▸ **Description of the task**: Extract only the lines running from the top of the entries to the line that holds "import numpy as np". Include that line and omit the pictures.

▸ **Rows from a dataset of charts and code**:
** Begin **
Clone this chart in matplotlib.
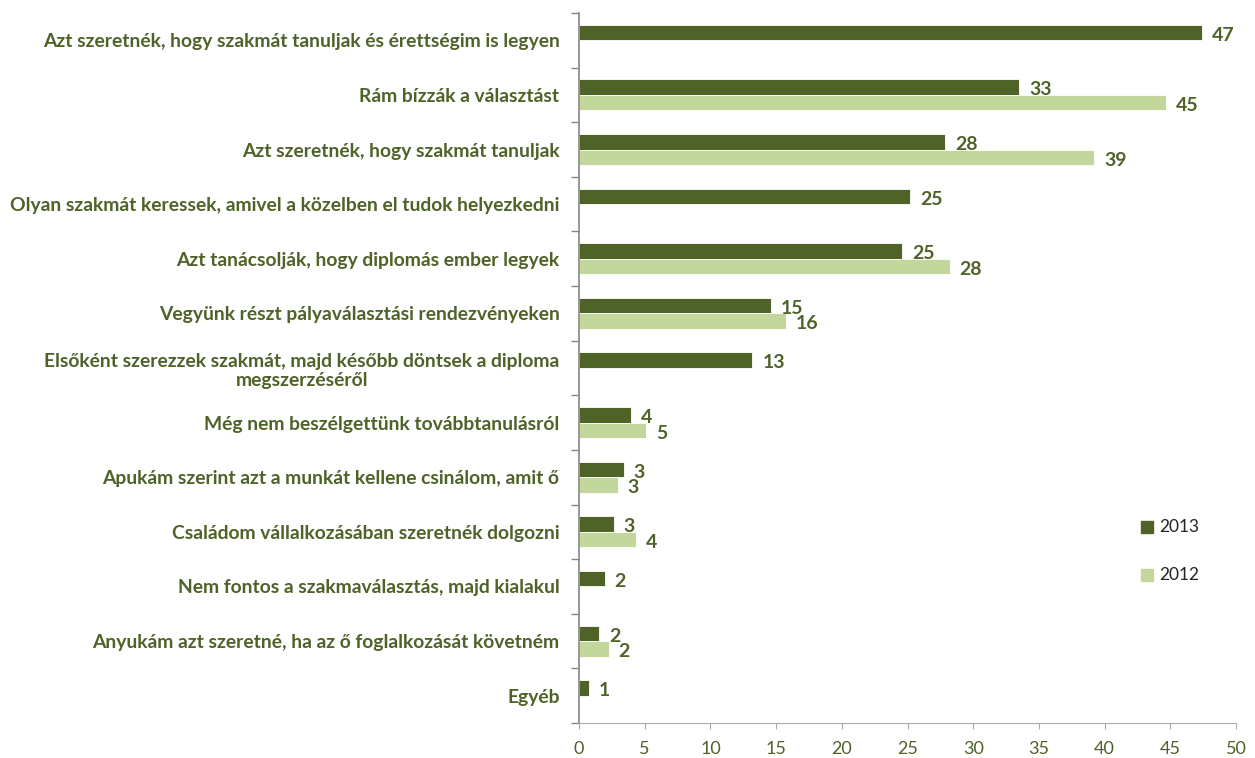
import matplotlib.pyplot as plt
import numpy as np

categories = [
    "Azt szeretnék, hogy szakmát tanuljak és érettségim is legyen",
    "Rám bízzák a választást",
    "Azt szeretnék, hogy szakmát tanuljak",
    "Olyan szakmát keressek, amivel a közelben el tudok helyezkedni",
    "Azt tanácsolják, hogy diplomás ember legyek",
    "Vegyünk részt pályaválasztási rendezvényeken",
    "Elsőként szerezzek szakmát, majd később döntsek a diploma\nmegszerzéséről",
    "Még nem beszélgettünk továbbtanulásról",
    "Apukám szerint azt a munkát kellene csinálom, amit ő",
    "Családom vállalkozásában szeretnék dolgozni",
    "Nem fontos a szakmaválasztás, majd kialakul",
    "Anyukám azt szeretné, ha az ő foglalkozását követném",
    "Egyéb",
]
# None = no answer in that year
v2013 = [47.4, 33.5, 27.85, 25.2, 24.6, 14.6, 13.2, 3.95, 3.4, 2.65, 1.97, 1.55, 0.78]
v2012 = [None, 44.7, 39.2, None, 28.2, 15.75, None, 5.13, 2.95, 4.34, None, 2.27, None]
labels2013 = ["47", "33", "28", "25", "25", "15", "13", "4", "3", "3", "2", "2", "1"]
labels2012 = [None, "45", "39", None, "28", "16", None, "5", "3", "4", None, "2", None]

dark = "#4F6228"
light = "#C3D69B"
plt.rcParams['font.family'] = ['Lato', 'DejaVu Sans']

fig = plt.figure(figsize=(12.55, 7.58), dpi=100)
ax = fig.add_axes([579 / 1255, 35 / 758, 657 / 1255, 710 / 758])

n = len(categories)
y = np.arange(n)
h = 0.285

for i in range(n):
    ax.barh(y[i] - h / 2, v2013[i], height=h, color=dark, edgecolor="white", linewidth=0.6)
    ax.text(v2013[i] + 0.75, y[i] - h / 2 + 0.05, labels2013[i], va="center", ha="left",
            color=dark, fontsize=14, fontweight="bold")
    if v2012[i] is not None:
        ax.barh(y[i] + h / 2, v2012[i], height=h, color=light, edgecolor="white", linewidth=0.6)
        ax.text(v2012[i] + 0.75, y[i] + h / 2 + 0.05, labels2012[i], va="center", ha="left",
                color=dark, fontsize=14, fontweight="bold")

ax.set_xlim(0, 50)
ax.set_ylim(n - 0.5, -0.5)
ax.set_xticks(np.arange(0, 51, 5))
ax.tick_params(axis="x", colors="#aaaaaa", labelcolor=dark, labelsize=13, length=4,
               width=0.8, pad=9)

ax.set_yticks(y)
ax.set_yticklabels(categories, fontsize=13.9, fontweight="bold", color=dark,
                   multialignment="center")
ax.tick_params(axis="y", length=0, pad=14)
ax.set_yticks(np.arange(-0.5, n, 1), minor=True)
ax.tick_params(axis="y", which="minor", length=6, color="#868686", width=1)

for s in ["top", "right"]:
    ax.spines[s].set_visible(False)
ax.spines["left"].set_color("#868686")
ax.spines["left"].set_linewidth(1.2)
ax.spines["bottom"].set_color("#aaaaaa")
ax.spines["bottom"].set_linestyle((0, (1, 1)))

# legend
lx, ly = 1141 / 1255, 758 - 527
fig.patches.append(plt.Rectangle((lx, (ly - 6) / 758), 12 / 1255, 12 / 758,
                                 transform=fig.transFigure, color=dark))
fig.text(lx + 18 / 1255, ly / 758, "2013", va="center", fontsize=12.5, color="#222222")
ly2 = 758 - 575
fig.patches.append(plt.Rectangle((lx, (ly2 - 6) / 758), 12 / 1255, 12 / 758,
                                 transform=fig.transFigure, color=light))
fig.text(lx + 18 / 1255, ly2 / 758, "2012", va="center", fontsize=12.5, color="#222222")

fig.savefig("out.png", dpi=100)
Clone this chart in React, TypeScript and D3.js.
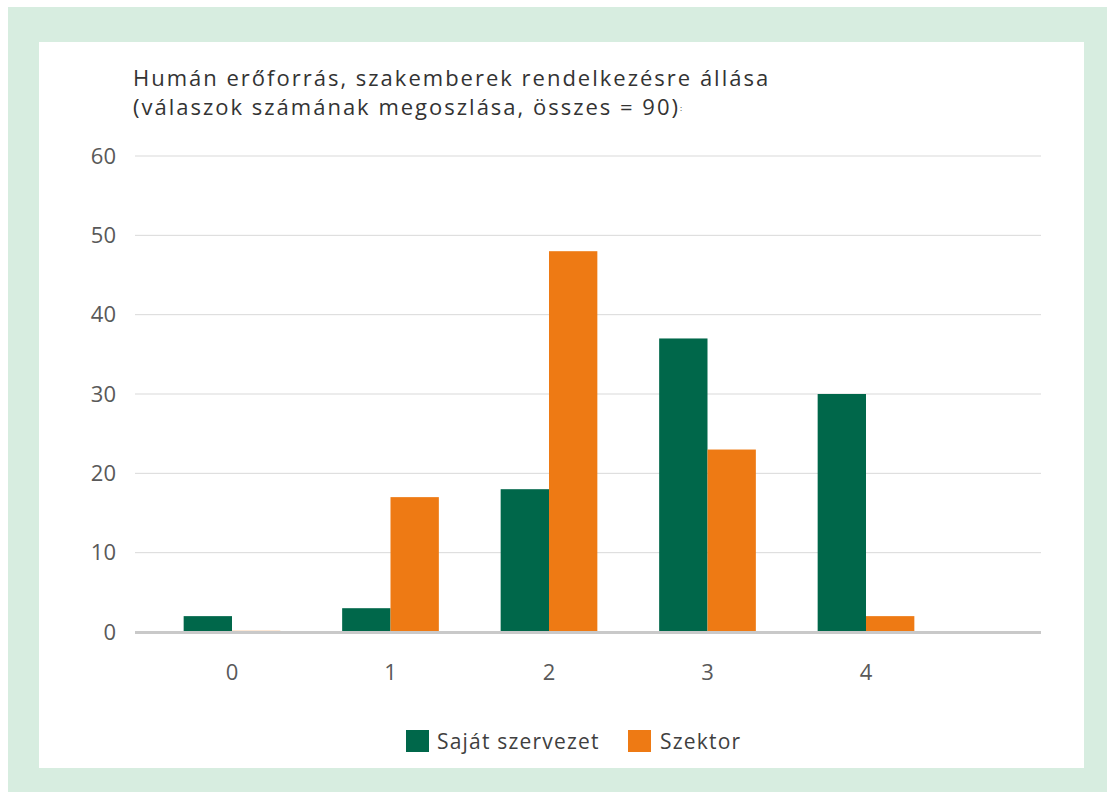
** End **
▸ **The response**:
Clone this chart in matplotlib.
import matplotlib.pyplot as plt
import numpy as np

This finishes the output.